While her work with the Latino Kids’ Club is ongoing, Hannah sought to broaden the scope of her work by developing an adaptation of her intervention appropriate for other cultural populations. The Blunt Family Childhood Trauma Research Fund has been instrumental in allowing Hannah to expand her work. A randomized control trial of the adapted intervention is underway, made a reality thanks to the funding provided by the Blunt Family endowment.
In Spring 2019, Andrea Mora, a third year doctoral student in the joint program in Social Work and Psychology, received support for her research from the Blunt Family Childhood Trauma Research Fund. Because of this award, Andrea was able to work this past summer on a research project which focused on understanding how exposure to violence and trauma affect Latina/o youth. Andrea, along with two undergraduate students, Ashley Harvey and Kristen Cross, analyzed data from the “After-School Activity Interview Study” (ASIS), to understand how Latino/a youth talk about and experience traumatic incidents, and how their involvement in after-school activities influence their exposure.

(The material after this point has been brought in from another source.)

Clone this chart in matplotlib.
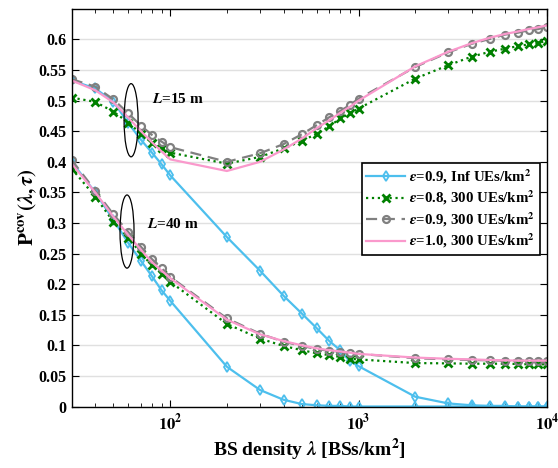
import matplotlib
matplotlib.use("Agg")
import matplotlib.pyplot as plt
from matplotlib.patches import Ellipse
from matplotlib.ticker import LogLocator, NullFormatter

plt.rcParams['font.family'] = ['Liberation Serif', 'DejaVu Serif']
plt.rcParams['font.weight'] = 'bold'
plt.rcParams['mathtext.fontset'] = 'stix'

# BS density (BSs/km^2)
lam = [30, 40, 50, 60, 70, 80, 90, 100, 200, 300, 400, 500, 600, 700, 800, 900,
       1000, 2000, 3000, 4000, 5000, 6000, 7000, 8000, 9000, 10000]

# eps=0.9, Inf UEs/km^2
inf_L15 = [0.533, 0.520, 0.498, 0.463, 0.436, 0.415, 0.396, 0.378, 0.277, 0.222, 0.181, 0.152, 0.128,
           0.107, 0.092, 0.074, 0.066, 0.016, 0.005, 0.002, 0.001, 0.001, 0.0, 0.0, 0.0, 0.0]
inf_L40 = [0.400, 0.350, 0.305, 0.267, 0.238, 0.213, 0.190, 0.173, 0.065, 0.027, 0.011, 0.004, 0.002,
           0.001, 0.001, 0.0, 0.0, 0.0, 0.0, 0.0, 0.0, 0.0, 0.0, 0.0, 0.0, 0.0]

# eps=0.8, 300 UEs/km^2
e08_L15 = [0.505, 0.498, 0.482, 0.464, 0.446, 0.431, 0.422, 0.415, 0.397, 0.408, 0.422, 0.434, 0.446,
           0.458, 0.471, 0.479, 0.487, 0.536, 0.558, 0.572, 0.580, 0.585, 0.589, 0.592, 0.594, 0.598]
e08_L40 = [0.389, 0.343, 0.302, 0.276, 0.250, 0.231, 0.217, 0.204, 0.135, 0.111, 0.099, 0.092, 0.087,
           0.084, 0.081, 0.078, 0.077, 0.071, 0.0705, 0.070, 0.070, 0.070, 0.0695, 0.069, 0.069, 0.069]

# eps=0.9, 300 UEs/km^2
e09_L15 = [0.535, 0.523, 0.502, 0.479, 0.459, 0.444, 0.433, 0.424, 0.400, 0.414, 0.429, 0.445, 0.460,
           0.473, 0.483, 0.493, 0.503, 0.555, 0.579, 0.593, 0.601, 0.608, 0.611, 0.615, 0.617, 0.621]
e09_L40 = [0.403, 0.353, 0.314, 0.285, 0.261, 0.241, 0.226, 0.212, 0.144, 0.119, 0.106, 0.099, 0.094,
           0.091, 0.089, 0.087, 0.086, 0.079, 0.077, 0.076, 0.0755, 0.075, 0.075, 0.075, 0.075, 0.075]

# eps=1.0, 300 UEs/km^2
e10_L15 = [0.533, 0.517, 0.497, 0.472, 0.450, 0.432, 0.417, 0.404, 0.385, 0.400, 0.420, 0.438, 0.455,
           0.468, 0.480, 0.490, 0.500, 0.556, 0.580, 0.594, 0.603, 0.609, 0.613, 0.617, 0.620, 0.623]
e10_L40 = [0.397, 0.350, 0.310, 0.280, 0.256, 0.236, 0.222, 0.210, 0.142, 0.118, 0.107, 0.100, 0.095,
           0.092, 0.090, 0.088, 0.086, 0.080, 0.078, 0.077, 0.076, 0.0755, 0.075, 0.075, 0.075, 0.075]

yticks = [0, 0.05, 0.1, 0.15, 0.2, 0.25, 0.3, 0.35, 0.4, 0.45, 0.5, 0.55, 0.6]
ytick_labels = ['0', '0.05', '0.1', '0.15', '0.2', '0.25', '0.3', '0.35', '0.4',
                '0.45', '0.5', '0.55', '0.6']
xticks = [1e2, 1e3, 1e4]
xtick_labels = [r'$\mathbf{10^{2}}$', r'$\mathbf{10^{3}}$', r'$\mathbf{10^{4}}$']

blue = (0.30, 0.75, 0.93)
green = (0.0, 0.5, 0.0)
gray = (0.5, 0.5, 0.5)
pink = (0.98, 0.6, 0.8)

fig = plt.figure(figsize=(5.58, 4.68), dpi=100)
ax = fig.add_axes([0.1285, 0.1314, 0.8515, 0.8496])

styles = [
    (inf_L15, inf_L40, dict(color=blue, ls='-', marker='d', ms=5, mfc='none', mew=1.3),
     r'$\epsilon$=0.9, Inf UEs/km$^{\mathbf{2}}$'),
    (e08_L15, e08_L40, dict(color=green, ls=':', marker='x', ms=6, mew=2),
     r'$\epsilon$=0.8, 300 UEs/km$^{\mathbf{2}}$'),
    (e09_L15, e09_L40, dict(color=gray, ls='--', dashes=(5, 3), marker='o', ms=5, mfc='none', mew=1.6),
     r'$\epsilon$=0.9, 300 UEs/km$^{\mathbf{2}}$'),
    (e10_L15, e10_L40, dict(color=pink, ls='-'),
     r'$\epsilon$=1.0, 300 UEs/km$^{\mathbf{2}}$'),
]
for y15, y40, kw, label in styles:
    ax.plot(lam, y15, lw=1.6, label=label, **kw)
    ax.plot(lam, y40, lw=1.6, **kw)

ax.set_xscale('log')
ax.set_xlim(30, 1e4)
ax.set_ylim(0, 0.65)
ax.set_yticks(yticks)
ax.set_yticklabels(ytick_labels)
ax.set_xticks(xticks)
ax.set_xticklabels(xtick_labels)
ax.xaxis.set_minor_locator(LogLocator(base=10, subs=range(2, 10)))
ax.xaxis.set_minor_formatter(NullFormatter())
ax.grid(axis='y', color=(0.88, 0.88, 0.88), lw=1)
ax.set_axisbelow(True)
ax.tick_params(which='both', direction='in', top=True, right=True)
ax.tick_params(axis='y', labelsize=11.5)
ax.tick_params(axis='x', labelsize=12, pad=5)
ax.tick_params(which='major', length=5)
ax.tick_params(which='minor', length=3)
for sp in ax.spines.values():
    sp.set_linewidth(1.0)
for lab in ax.get_yticklabels():
    lab.set_fontweight('bold')

ax.set_xlabel(r'BS density $\lambda$ [BSs/km$^{\mathbf{2}}$]', fontsize=14, fontweight='bold', labelpad=2)
ax.set_ylabel(r'$\mathbf{P}^{\mathbf{cov}}(\lambda,\tau)$', fontsize=15, labelpad=0)

# group ellipses and labels
fig.canvas.draw()
for (cx, cy), txt, (tx, ty) in [((62, 0.468), r'$L$=15 m', (80, 0.503)),
                                 ((59, 0.286), r'$L$=40 m', (75, 0.299))]:
    c = ax.transAxes.inverted().transform(ax.transData.transform((cx, cy)))
    ax.add_patch(Ellipse(c, 0.0295, 0.184, transform=ax.transAxes, fill=False,
                         ec='black', lw=0.9, zorder=5))
    ax.text(tx, ty, txt, fontsize=11, fontweight='bold', va='center', ha='left')

leg = ax.legend(loc='upper right', bbox_to_anchor=(0.985, 0.613), borderaxespad=0,
                fontsize=10.7, fancybox=False, framealpha=1, edgecolor='black',
                handlelength=2.6, handletextpad=0.3, labelspacing=0.2, borderpad=0.3)
leg.get_frame().set_linewidth(1.2)
for t in leg.get_texts():
    t.set_fontweight('bold')

fig.savefig('out.png', dpi=100)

Their current project aims to expand the conceptualization of community violence exposure to include sexual harassment, thereby giving voice to Latina adolescent girls – a population that has been overlooked in the community violence literature.
Andrea says that “the award validated for me the importance of continuing this work and inspires me to continue to mentor emerging scholars interested in research and in giving voice to poor, urban children's experiences.” Andrea plans to share her results in presentations at national conferences and in journal publications, demonstrating again that the Blunt Family’s generosity can have far-reaching effects.